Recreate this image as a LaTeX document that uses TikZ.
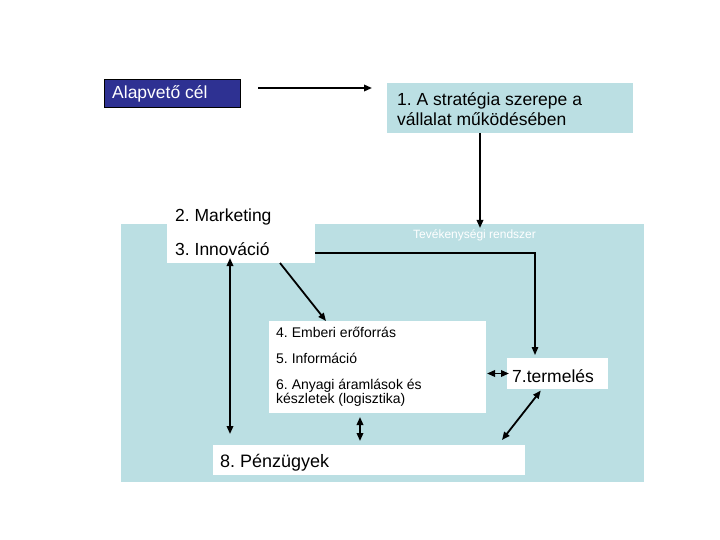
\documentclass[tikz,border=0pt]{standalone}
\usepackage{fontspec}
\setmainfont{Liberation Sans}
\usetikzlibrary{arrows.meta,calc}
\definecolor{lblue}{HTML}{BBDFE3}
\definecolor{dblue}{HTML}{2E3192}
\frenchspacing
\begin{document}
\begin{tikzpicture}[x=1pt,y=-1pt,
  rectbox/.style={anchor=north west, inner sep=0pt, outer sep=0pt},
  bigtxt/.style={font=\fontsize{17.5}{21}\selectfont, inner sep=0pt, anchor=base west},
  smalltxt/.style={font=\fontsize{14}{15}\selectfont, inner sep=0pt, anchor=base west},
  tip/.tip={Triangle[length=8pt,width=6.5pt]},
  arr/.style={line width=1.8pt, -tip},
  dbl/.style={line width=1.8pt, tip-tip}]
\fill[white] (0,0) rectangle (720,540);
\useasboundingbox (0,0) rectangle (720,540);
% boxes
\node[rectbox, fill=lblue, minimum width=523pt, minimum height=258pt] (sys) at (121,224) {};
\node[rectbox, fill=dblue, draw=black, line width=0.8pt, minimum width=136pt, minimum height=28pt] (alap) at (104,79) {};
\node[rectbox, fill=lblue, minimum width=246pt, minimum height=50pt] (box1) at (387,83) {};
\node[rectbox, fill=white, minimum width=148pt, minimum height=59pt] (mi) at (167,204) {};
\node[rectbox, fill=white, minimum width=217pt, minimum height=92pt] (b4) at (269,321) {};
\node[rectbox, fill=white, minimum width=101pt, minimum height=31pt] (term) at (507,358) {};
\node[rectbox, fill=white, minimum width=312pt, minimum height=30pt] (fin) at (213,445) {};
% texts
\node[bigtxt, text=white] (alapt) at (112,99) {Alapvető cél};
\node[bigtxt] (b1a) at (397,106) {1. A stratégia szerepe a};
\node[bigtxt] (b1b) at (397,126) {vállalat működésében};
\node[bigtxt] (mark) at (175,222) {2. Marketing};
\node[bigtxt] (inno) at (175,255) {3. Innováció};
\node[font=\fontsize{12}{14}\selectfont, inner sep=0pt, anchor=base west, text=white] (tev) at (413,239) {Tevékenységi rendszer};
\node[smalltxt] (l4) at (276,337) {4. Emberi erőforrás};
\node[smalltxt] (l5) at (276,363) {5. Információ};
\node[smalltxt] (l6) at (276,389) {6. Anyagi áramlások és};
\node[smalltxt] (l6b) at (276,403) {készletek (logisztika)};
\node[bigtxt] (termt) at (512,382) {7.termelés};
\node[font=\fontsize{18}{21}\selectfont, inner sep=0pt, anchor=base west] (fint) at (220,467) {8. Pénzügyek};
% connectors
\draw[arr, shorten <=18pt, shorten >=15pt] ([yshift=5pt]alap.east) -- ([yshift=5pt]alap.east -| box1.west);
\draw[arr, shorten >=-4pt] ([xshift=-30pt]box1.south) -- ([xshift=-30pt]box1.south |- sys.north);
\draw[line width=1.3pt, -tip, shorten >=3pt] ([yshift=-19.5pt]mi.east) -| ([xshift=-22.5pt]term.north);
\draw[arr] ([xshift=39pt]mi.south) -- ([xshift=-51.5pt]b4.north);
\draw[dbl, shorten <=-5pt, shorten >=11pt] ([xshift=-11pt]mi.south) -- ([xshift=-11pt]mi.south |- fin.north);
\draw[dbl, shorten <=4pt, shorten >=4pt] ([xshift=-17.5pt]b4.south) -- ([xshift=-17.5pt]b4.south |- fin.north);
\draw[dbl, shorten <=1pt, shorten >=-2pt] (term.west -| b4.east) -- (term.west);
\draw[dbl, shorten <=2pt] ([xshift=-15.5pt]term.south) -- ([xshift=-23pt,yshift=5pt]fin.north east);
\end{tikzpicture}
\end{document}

....

Prompt:
Leave out the pictures and restate everything else word for word.

Full solution:
Recreate this image as a LaTeX document that uses TikZ.
\documentclass[tikz,border=0pt]{standalone}
\usepackage{fontspec}
\setmainfont{Liberation Sans}
\usetikzlibrary{arrows.meta,calc}
\definecolor{lblue}{HTML}{BBDFE3}
\definecolor{dblue}{HTML}{2E3192}
\frenchspacing
\begin{document}
\begin{tikzpicture}[x=1pt,y=-1pt,
  rectbox/.style={anchor=north west, inner sep=0pt, outer sep=0pt},
  bigtxt/.style={font=\fontsize{17.5}{21}\selectfont, inner sep=0pt, anchor=base west},
  smalltxt/.style={font=\fontsize{14}{15}\selectfont, inner sep=0pt, anchor=base west},
  tip/.tip={Triangle[length=8pt,width=6.5pt]},
  arr/.style={line width=1.8pt, -tip},
  dbl/.style={line width=1.8pt, tip-tip}]
\fill[white] (0,0) rectangle (720,540);
\useasboundingbox (0,0) rectangle (720,540);
% boxes
\node[rectbox, fill=lblue, minimum width=523pt, minimum height=258pt] (sys) at (121,224) {};
\node[rectbox, fill=dblue, draw=black, line width=0.8pt, minimum width=136pt, minimum height=28pt] (alap) at (104,79) {};
\node[rectbox, fill=lblue, minimum width=246pt, minimum height=50pt] (box1) at (387,83) {};
\node[rectbox, fill=white, minimum width=148pt, minimum height=59pt] (mi) at (167,204) {};
\node[rectbox, fill=white, minimum width=217pt, minimum height=92pt] (b4) at (269,321) {};
\node[rectbox, fill=white, minimum width=101pt, minimum height=31pt] (term) at (507,358) {};
\node[rectbox, fill=white, minimum width=312pt, minimum height=30pt] (fin) at (213,445) {};
% texts
\node[bigtxt, text=white] (alapt) at (112,99) {Alapvető cél};
\node[bigtxt] (b1a) at (397,106) {1. A stratégia szerepe a};
\node[bigtxt] (b1b) at (397,126) {vállalat működésében};
\node[bigtxt] (mark) at (175,222) {2. Marketing};
\node[bigtxt] (inno) at (175,255) {3. Innováció};
\node[font=\fontsize{12}{14}\selectfont, inner sep=0pt, anchor=base west, text=white] (tev) at (413,239) {Tevékenységi rendszer};
\node[smalltxt] (l4) at (276,337) {4. Emberi erőforrás};
\node[smalltxt] (l5) at (276,363) {5. Információ};
\node[smalltxt] (l6) at (276,389) {6. Anyagi áramlások és};
\node[smalltxt] (l6b) at (276,403) {készletek (logisztika)};
\node[bigtxt] (termt) at (512,382) {7.termelés};
\node[font=\fontsize{18}{21}\selectfont, inner sep=0pt, anchor=base west] (fint) at (220,467) {8. Pénzügyek};
% connectors
\draw[arr, shorten <=18pt, shorten >=15pt] ([yshift=5pt]alap.east) -- ([yshift=5pt]alap.east -| box1.west);
\draw[arr, shorten >=-4pt] ([xshift=-30pt]box1.south) -- ([xshift=-30pt]box1.south |- sys.north);
\draw[line width=1.3pt, -tip, shorten >=3pt] ([yshift=-19.5pt]mi.east) -| ([xshift=-22.5pt]term.north);
\draw[arr] ([xshift=39pt]mi.south) -- ([xshift=-51.5pt]b4.north);
\draw[dbl, shorten <=-5pt, shorten >=11pt] ([xshift=-11pt]mi.south) -- ([xshift=-11pt]mi.south |- fin.north);
\draw[dbl, shorten <=4pt, shorten >=4pt] ([xshift=-17.5pt]b4.south) -- ([xshift=-17.5pt]b4.south |- fin.north);
\draw[dbl, shorten <=1pt, shorten >=-2pt] (term.west -| b4.east) -- (term.west);
\draw[dbl, shorten <=2pt] ([xshift=-15.5pt]term.south) -- ([xshift=-23pt,yshift=5pt]fin.north east);
\end{tikzpicture}
\end{document}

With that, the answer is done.